Transcribe the records below from the first line to the line that includes "(7,5) -- (7,391);", inclusive, and omit the pictures.

== SOURCE MATERIAL ==

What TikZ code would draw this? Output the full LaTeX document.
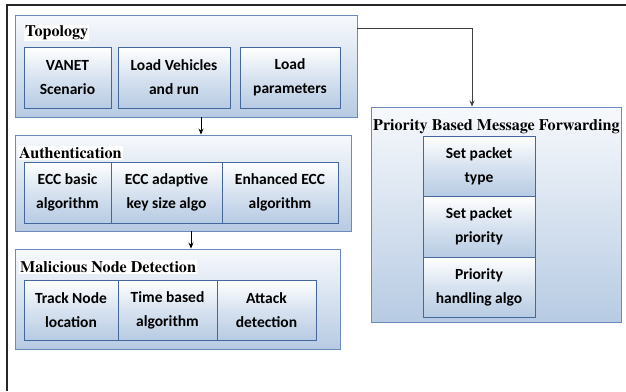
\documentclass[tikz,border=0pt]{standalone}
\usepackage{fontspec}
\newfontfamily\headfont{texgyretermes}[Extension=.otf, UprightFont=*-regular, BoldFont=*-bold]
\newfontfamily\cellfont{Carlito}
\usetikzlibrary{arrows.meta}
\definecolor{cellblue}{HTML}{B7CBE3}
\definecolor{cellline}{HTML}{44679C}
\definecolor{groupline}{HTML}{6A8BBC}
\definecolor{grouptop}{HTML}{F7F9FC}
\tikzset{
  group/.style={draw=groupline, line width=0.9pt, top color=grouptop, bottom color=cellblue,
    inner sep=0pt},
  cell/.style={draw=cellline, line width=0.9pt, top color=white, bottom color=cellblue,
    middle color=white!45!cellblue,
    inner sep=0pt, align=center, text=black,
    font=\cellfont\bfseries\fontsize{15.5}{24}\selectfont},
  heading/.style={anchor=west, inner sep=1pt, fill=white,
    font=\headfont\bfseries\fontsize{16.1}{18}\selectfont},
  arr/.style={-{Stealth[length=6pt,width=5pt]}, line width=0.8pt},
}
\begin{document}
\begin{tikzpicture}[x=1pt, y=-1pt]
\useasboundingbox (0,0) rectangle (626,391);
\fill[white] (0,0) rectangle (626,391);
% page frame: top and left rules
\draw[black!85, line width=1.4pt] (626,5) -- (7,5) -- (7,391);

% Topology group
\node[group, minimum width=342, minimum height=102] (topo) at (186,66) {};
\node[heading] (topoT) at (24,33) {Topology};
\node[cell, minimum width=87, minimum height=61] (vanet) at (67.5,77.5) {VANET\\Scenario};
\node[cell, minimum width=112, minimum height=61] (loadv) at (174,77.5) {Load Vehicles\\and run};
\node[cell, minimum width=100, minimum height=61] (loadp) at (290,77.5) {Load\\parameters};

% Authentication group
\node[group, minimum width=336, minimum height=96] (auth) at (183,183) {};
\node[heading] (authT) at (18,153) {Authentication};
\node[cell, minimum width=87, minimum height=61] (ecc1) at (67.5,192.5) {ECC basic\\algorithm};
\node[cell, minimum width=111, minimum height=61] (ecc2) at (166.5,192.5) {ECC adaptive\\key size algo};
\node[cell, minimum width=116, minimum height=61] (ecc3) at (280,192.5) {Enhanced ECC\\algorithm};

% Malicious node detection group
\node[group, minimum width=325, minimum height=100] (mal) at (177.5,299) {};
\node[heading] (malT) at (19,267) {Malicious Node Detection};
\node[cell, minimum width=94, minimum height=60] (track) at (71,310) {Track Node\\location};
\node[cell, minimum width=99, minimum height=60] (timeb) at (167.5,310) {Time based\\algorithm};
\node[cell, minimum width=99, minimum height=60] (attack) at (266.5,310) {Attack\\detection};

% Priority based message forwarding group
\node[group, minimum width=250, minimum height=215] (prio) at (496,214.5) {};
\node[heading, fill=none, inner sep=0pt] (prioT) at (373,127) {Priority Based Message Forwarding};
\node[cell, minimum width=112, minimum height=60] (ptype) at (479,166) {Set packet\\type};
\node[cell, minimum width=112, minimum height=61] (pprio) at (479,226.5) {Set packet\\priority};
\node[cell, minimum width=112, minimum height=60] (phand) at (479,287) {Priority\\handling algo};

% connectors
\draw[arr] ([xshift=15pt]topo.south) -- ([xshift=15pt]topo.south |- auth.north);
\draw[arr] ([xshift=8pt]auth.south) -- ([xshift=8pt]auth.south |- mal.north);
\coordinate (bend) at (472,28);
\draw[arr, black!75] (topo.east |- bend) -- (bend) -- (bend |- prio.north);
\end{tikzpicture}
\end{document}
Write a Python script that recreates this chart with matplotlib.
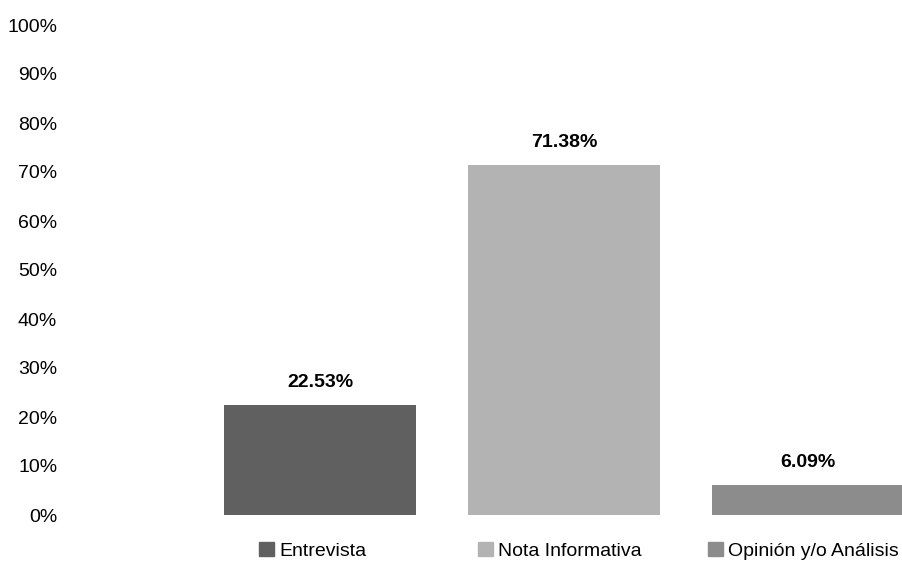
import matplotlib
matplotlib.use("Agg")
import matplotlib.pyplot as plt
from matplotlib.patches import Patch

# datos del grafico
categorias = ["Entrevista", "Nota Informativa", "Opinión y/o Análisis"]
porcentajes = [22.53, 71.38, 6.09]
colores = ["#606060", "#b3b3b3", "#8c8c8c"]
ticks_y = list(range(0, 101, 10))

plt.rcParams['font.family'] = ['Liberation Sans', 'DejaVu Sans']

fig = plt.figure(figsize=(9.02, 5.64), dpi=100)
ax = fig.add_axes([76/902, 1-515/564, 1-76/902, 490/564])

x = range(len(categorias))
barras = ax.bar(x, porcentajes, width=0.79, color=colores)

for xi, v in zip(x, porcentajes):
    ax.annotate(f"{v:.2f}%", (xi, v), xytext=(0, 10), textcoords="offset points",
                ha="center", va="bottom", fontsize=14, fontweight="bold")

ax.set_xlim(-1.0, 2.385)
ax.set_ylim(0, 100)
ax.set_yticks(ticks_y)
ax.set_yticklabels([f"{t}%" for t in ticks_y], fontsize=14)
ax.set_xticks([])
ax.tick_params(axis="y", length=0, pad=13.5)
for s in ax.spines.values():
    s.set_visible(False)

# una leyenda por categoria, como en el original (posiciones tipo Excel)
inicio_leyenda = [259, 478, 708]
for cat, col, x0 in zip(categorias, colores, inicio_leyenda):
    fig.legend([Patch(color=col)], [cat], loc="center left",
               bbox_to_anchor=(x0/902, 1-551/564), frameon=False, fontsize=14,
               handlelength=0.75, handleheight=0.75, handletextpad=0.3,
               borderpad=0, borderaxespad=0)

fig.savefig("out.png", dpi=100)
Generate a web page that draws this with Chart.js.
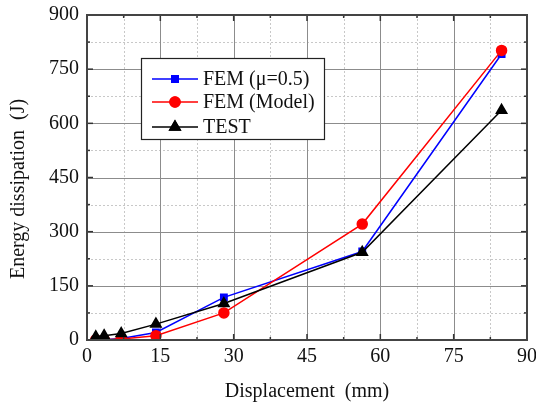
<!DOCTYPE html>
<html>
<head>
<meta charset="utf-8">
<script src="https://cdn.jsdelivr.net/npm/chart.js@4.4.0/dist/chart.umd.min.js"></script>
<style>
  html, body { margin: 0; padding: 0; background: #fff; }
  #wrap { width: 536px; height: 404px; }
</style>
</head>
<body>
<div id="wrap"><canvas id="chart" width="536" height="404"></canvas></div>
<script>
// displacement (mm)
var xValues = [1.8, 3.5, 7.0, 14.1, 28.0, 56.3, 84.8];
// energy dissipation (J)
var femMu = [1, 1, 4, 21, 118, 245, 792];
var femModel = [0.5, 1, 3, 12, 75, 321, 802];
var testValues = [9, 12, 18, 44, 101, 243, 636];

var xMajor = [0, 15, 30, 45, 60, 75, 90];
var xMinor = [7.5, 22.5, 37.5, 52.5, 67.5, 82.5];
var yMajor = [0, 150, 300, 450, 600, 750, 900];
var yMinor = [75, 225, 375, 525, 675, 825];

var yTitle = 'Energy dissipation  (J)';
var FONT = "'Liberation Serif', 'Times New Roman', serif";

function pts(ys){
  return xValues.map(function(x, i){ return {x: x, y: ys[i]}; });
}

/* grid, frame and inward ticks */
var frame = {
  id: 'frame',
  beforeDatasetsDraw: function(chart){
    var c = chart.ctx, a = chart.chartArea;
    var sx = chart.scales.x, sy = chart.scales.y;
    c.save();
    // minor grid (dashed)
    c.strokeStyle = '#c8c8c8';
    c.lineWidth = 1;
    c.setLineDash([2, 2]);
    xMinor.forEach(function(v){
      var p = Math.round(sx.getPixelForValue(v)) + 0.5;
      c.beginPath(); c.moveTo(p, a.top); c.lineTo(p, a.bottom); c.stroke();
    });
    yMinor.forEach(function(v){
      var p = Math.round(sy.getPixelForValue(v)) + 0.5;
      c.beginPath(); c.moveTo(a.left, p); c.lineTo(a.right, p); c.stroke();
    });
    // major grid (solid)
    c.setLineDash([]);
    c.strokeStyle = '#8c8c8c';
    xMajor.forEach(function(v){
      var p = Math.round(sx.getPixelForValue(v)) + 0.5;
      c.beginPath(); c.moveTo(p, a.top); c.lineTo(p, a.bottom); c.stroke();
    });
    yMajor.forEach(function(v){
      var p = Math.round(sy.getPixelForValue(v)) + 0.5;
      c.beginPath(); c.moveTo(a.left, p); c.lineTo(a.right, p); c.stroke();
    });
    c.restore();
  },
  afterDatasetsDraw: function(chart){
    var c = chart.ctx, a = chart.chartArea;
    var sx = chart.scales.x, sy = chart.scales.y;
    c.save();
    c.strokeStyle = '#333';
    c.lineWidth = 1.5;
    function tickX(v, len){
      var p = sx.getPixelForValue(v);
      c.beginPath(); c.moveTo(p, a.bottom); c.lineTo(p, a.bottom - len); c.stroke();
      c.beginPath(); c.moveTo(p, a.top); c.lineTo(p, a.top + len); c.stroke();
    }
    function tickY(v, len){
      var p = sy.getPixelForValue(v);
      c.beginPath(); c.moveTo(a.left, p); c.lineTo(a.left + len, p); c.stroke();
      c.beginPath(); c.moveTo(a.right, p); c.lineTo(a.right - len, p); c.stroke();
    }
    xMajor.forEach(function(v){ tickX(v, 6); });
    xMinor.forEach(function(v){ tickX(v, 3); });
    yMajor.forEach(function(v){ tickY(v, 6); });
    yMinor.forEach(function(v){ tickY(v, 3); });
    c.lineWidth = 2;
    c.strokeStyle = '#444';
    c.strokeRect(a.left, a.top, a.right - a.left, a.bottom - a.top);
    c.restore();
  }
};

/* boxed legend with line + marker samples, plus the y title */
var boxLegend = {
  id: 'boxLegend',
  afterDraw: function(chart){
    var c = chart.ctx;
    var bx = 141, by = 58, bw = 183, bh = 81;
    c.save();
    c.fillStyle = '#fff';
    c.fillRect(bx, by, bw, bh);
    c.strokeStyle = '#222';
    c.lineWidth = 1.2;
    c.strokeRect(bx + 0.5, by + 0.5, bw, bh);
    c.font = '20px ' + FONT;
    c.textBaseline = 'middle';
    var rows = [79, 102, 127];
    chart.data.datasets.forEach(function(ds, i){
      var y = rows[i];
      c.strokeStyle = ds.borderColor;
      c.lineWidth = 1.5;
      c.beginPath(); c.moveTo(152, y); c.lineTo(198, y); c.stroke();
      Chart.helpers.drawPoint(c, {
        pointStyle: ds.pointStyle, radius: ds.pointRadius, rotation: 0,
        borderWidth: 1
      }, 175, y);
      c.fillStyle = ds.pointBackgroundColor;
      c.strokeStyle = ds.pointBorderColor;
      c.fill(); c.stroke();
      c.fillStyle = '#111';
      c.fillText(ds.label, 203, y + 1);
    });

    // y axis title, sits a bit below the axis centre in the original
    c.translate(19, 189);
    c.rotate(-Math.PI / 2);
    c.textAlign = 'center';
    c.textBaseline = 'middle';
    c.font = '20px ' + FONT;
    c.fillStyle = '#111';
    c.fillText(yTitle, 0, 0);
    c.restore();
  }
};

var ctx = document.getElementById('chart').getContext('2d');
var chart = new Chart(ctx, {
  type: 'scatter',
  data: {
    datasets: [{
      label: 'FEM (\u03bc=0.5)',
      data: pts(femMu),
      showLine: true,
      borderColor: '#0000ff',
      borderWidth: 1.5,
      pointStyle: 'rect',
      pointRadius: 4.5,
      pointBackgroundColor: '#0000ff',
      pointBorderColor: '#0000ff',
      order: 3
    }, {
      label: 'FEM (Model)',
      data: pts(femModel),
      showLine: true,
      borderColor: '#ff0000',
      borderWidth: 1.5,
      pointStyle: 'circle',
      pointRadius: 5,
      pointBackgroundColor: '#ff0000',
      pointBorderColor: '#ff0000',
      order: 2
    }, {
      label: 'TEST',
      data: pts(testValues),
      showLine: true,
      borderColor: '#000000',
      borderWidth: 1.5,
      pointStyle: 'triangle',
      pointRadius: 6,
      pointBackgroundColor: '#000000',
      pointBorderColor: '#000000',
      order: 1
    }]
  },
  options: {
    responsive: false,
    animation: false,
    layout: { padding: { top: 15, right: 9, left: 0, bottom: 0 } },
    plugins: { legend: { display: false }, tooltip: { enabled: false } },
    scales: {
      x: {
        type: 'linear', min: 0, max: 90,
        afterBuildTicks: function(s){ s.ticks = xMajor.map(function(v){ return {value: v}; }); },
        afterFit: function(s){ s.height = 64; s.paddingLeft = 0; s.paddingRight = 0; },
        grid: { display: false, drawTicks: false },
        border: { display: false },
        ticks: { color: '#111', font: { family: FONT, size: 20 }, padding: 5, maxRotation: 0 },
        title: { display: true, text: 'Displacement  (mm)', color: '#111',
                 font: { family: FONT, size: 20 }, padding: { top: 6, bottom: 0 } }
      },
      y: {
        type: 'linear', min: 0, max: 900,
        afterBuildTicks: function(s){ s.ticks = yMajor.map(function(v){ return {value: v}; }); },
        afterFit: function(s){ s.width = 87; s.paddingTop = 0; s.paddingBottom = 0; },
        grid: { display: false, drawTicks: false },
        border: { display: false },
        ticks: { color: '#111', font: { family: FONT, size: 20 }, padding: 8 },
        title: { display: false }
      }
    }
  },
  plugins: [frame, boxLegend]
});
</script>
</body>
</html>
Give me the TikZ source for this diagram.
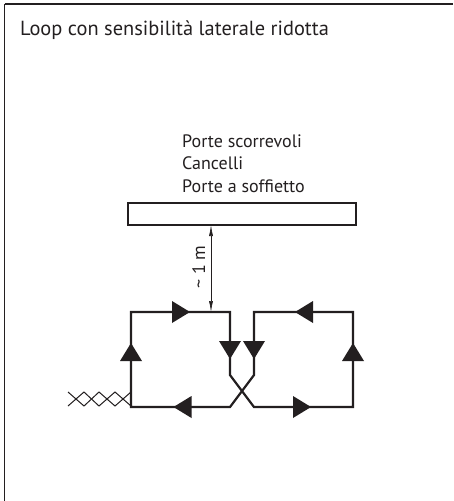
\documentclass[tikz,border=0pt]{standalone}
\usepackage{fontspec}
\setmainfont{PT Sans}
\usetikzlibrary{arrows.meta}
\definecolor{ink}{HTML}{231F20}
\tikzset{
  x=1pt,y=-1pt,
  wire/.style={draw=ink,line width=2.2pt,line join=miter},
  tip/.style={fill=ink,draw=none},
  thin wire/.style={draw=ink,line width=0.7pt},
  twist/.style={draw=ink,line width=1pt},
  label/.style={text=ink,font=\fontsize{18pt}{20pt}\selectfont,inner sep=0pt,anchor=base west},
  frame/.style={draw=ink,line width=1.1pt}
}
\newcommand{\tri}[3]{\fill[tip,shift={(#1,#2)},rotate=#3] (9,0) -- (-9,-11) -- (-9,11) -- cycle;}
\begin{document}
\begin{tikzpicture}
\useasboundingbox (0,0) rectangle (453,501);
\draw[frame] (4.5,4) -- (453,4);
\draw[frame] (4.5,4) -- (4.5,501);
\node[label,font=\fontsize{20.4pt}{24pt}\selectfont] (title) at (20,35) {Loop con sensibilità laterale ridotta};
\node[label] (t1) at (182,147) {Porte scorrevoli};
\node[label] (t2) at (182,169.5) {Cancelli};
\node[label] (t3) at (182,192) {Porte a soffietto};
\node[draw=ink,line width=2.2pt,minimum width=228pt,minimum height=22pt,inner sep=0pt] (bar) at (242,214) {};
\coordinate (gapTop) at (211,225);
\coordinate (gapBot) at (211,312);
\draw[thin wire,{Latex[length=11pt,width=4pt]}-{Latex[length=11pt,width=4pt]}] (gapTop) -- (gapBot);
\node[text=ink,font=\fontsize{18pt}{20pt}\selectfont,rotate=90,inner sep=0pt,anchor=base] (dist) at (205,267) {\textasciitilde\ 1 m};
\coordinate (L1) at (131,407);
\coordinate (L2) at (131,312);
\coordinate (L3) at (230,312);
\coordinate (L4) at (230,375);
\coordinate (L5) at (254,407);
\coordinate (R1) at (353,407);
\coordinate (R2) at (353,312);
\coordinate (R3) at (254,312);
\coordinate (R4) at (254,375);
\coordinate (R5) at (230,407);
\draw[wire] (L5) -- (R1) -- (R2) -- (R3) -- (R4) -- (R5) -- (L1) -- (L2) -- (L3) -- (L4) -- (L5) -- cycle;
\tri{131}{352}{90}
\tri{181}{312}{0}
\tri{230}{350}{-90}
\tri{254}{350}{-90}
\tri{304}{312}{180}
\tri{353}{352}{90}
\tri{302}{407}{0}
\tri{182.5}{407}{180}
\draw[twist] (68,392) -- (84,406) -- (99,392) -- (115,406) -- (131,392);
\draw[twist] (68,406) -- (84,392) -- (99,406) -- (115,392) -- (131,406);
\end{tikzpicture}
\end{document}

===

# SOLUTION BELOW:
What TikZ code would draw this? Output the full LaTeX document.
\documentclass[tikz,border=0pt]{standalone}
\usepackage{fontspec}
\newfontfamily\headfont{texgyretermes}[Extension=.otf, UprightFont=*-regular, BoldFont=*-bold]
\newfontfamily\cellfont{Carlito}
\usetikzlibrary{arrows.meta}
\definecolor{cellblue}{HTML}{B7CBE3}
\definecolor{cellline}{HTML}{44679C}
\definecolor{groupline}{HTML}{6A8BBC}
\definecolor{grouptop}{HTML}{F7F9FC}
\tikzset{
  group/.style={draw=groupline, line width=0.9pt, top color=grouptop, bottom color=cellblue,
    inner sep=0pt},
  cell/.style={draw=cellline, line width=0.9pt, top color=white, bottom color=cellblue,
    middle color=white!45!cellblue,
    inner sep=0pt, align=center, text=black,
    font=\cellfont\bfseries\fontsize{15.5}{24}\selectfont},
  heading/.style={anchor=west, inner sep=1pt, fill=white,
    font=\headfont\bfseries\fontsize{16.1}{18}\selectfont},
  arr/.style={-{Stealth[length=6pt,width=5pt]}, line width=0.8pt},
}
\begin{document}
\begin{tikzpicture}[x=1pt, y=-1pt]
\useasboundingbox (0,0) rectangle (626,391);
\fill[white] (0,0) rectangle (626,391);
% page frame: top and left rules
\draw[black!85, line width=1.4pt] (626,5) -- (7,5) -- (7,391);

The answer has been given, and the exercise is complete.